I am using Pyspark on Spark 1.3, on a YARN cluster. I am using the Management Node to execute Pyspark commands to create a DataFrame. Then, I am trying to move the Spark Dataframe to a Single CSV on the management node, but I cannot find the file. Specifying my 'home' directory doesn't seem to work, and it consistently gives LOG messages that lead me to believe the File is completed on another Node in the Cluster. Yet, I've searched throughout all nodes without finding the .csv file; even though if I try to execute the '.save' command more than once it says it cannot append, leading me to believe the file is in fact created, somewhere.
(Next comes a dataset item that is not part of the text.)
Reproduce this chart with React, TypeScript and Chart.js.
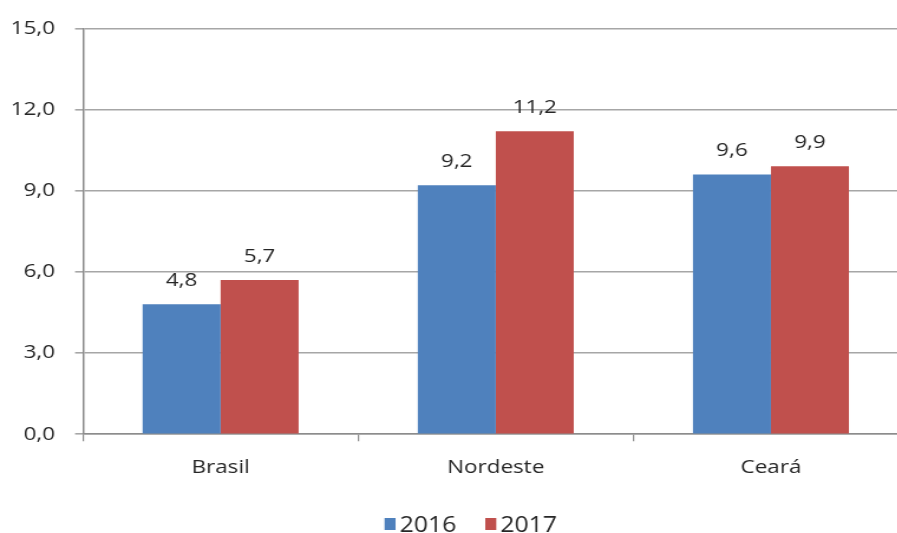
import React, { useEffect, useRef } from "react";
import { Chart, registerables } from "chart.js";

Chart.register(...registerables);

// ---- data ----
const categories = ["Brasil", "Nordeste", "Ceará"];
const seriesLabels = ["2016", "2017"];
const values2016 = [4.8, 9.2, 9.6];
const values2017 = [5.7, 11.2, 9.9];
const yTickMin = 0;
const yTickMax = 15;
const yTickStep = 3;

// ---- style ----
const S = 1.18; // horizontal stretch of the reference picture
const W = 775; // internal canvas width
const H = 533;
const TEXT = "#262626";
const BLUE = "#4F81BD";
const RED = "#C0504D";
const FONT_FAMILY = '"Open Sans", "DejaVu Sans", sans-serif';

const fmt = (v: number) => v.toFixed(1).replace(".", ",");

const dataLabels = {
  id: "dataLabels",
  afterDatasetsDraw(chart: any) {
    const ctx = chart.ctx;
    ctx.save();
    ctx.font = `19px ${FONT_FAMILY}`;
    ctx.fillStyle = TEXT;
    ctx.textAlign = "center";
    ctx.textBaseline = "alphabetic";
    chart.data.datasets.forEach((ds: any, i: number) => {
      const meta = chart.getDatasetMeta(i);
      meta.data.forEach((el: any, j: number) => {
        ctx.fillText(fmt(ds.data[j]), el.x, el.y - 18);
      });
    });
    ctx.restore();
  },
};

const customLegend = {
  id: "customLegend",
  afterDraw(chart: any) {
    const ctx = chart.ctx;
    ctx.save();
    ctx.font = `21px ${FONT_FAMILY}`;
    ctx.textBaseline = "alphabetic";
    ctx.textAlign = "left";
    const boxW = 11 / S;
    const boxH = 12;
    const gap = 4 / S;
    const itemGap = 29 / S;
    const items = chart.data.datasets.map((ds: any) => ({
      label: ds.label,
      color: ds.backgroundColor,
      w: ctx.measureText(ds.label).width,
    }));
    let total = 0;
    items.forEach((it: any, i: number) => {
      total += boxW + gap + it.w + (i < items.length - 1 ? itemGap : 0);
    });
    const center = 470.5 / S;
    let x = center - total / 2;
    const boxTop = 518;
    const baseline = 532;
    items.forEach((it: any) => {
      ctx.fillStyle = it.color;
      ctx.fillRect(x, boxTop, boxW, boxH);
      x += boxW + gap;
      ctx.fillStyle = TEXT;
      ctx.fillText(it.label, x, baseline);
      x += it.w + itemGap;
    });
    ctx.restore();
  },
};

export default function App() {
  const ref = useRef<HTMLCanvasElement | null>(null);

  useEffect(() => {
    if (!ref.current) return;
    const chart = new Chart(ref.current, {
      type: "bar",
      data: {
        labels: categories,
        datasets: [
          {
            label: seriesLabels[0],
            data: values2016,
            backgroundColor: BLUE,
            categoryPercentage: 0.567,
            barPercentage: 1,
          },
          {
            label: seriesLabels[1],
            data: values2017,
            backgroundColor: RED,
            categoryPercentage: 0.567,
            barPercentage: 1,
          },
        ],
      },
      options: {
        responsive: false,
        animation: false,
        devicePixelRatio: 1,
        layout: { padding: { top: 24, right: W - 908 / S, bottom: 39, left: 0 } },
        plugins: { legend: { display: false }, tooltip: { enabled: false } },
        scales: {
          x: {
            offset: true,
            grid: {
              display: true,
              drawOnChartArea: false,
              offset: true,
              tickLength: 7,
              color: "#8c8c8c",
              lineWidth: 1.2,
            },
            border: { color: "#8c8c8c", width: 1.5 },
            ticks: {
              color: TEXT,
              font: { family: FONT_FAMILY, size: 19 },
              padding: 15,
            },
          },
          y: {
            min: yTickMin,
            max: yTickMax,
            ticks: {
              stepSize: yTickStep,
              color: TEXT,
              font: { family: FONT_FAMILY, size: 19 },
              padding: 17,
              callback: (v: any) => fmt(Number(v)),
            },
            grid: { color: "#a6a6a6", lineWidth: 1.6, tickLength: 8 / S },
            border: { color: "#8c8c8c", width: 1.5 },
            afterFit(scale: any) {
              scale.width = 83 / S;
            },
          },
        },
      },
      plugins: [dataLabels, customLegend],
    });
    return () => chart.destroy();
  }, []);

  return (
    <div
      style={{
        position: "fixed",
        left: 0,
        top: 0,
        width: 897,
        height: 533,
        overflow: "hidden",
        background: "#fff",
      }}
    >
      <canvas
        ref={ref}
        width={W}
        height={H}
        style={{ width: `${W * S}px`, height: `${H}px`, display: "block" }}
      />
    </div>
  );
}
Here is part of the logs after the csv command is executed:
INFO TaskSetManager: Finished task 0.0 in stage 8.0 (TID 6) in 2646 ms on <*child node DNS server*> (1/1)
INFO YarnScheduler: Removed TaskSet 8.0, whose tasks have all completed, from pool
INFO DAGScheduler: Job 4 finished: saveAsTextFile at package.scala:169, took 2.715508 s
I am launching with this at Command Line:
pyspark --packages com.databricks:spark-csv_2.11:1.2.0
And then executing the following to create Dataframe and attempt to Export in PySpark.
from pyspark import SparkConf, SparkContext
from pyspark.sql import SQLContext, Row
sqlContext = SQLContext(sc)
sqlContext.setConf("spark.sql.parquet.binaryAsString","true")
smData = sqlContext.parquetFile("hdfs://<MGMT NODE IP and Folder directory>")
smData.registerTempTable("temp")
Minutes = sqlContext.sql("Select alt,tail From temp Where year = 2015 And month = 9 And day = 16 and asa is not null and CAST(alt as int) > 3046")
Minutes.save('minutes.csv','com.databricks.spark.csv')